YOUR OBJECTIVE
Find every line of the listing below where "chart" appears, and copy it.
====
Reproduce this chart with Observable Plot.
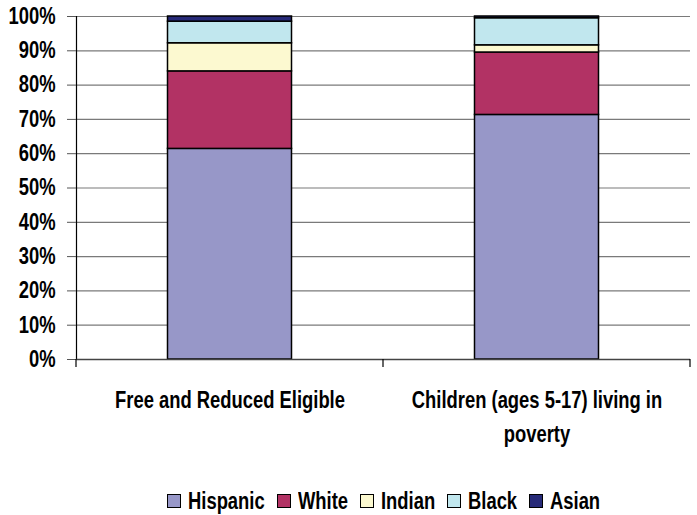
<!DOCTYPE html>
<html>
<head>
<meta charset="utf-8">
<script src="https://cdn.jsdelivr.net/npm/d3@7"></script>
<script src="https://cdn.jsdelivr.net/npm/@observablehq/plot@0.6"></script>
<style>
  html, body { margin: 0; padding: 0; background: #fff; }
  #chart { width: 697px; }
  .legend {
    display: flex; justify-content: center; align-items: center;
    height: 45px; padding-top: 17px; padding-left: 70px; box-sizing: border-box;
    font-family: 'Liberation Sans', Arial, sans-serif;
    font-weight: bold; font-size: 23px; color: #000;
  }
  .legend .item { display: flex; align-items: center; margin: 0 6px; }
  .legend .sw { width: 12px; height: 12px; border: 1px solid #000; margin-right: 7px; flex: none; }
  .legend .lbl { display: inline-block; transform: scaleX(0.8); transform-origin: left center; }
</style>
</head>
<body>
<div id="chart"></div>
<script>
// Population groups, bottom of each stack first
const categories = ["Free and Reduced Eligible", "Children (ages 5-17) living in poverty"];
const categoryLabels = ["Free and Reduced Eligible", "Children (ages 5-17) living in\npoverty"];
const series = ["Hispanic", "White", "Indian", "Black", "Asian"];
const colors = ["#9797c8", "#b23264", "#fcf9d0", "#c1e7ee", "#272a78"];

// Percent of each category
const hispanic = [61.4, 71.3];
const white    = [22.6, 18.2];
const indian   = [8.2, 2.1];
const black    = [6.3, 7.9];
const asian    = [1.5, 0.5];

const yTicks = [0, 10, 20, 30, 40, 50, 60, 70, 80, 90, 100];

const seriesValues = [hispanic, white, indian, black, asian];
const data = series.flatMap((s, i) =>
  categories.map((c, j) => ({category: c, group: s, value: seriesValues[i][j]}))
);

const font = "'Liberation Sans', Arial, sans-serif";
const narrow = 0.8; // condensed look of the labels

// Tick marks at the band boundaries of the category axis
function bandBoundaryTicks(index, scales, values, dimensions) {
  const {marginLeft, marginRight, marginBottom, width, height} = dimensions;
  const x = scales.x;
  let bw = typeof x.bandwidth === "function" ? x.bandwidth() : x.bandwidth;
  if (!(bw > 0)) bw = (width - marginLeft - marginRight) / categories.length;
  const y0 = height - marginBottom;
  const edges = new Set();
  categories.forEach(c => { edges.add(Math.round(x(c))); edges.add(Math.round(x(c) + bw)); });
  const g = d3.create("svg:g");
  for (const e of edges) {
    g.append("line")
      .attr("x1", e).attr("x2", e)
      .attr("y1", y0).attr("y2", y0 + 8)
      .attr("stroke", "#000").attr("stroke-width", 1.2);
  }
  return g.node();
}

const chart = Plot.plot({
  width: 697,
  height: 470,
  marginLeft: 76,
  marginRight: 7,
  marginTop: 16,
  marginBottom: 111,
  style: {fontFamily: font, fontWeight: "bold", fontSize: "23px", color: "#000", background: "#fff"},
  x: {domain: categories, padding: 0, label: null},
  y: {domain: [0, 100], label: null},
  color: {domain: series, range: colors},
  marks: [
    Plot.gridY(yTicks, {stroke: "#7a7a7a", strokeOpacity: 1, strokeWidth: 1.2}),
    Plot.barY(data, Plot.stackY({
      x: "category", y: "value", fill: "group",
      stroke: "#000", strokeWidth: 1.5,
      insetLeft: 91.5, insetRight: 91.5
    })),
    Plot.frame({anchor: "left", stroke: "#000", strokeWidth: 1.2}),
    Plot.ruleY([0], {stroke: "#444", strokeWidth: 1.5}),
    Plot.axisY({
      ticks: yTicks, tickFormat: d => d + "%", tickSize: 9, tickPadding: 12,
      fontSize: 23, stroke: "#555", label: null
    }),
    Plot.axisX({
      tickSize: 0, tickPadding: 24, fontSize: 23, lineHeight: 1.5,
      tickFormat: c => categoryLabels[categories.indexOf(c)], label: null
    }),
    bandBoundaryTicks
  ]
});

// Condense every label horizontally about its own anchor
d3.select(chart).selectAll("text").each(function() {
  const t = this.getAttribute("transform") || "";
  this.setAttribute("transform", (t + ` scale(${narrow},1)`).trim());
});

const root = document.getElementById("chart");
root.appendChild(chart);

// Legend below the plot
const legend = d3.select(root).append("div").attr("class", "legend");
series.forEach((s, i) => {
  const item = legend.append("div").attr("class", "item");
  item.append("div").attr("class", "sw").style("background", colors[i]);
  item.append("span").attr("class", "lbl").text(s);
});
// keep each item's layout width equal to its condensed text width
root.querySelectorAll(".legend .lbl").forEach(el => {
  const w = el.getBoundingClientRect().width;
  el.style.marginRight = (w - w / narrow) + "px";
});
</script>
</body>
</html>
====
REPLY
Reproduce this chart with Observable Plot.
  #chart { width: 697px; }
<div id="chart"></div>
const chart = Plot.plot({
d3.select(chart).selectAll("text").each(function() {
const root = document.getElementById("chart");
root.appendChild(chart);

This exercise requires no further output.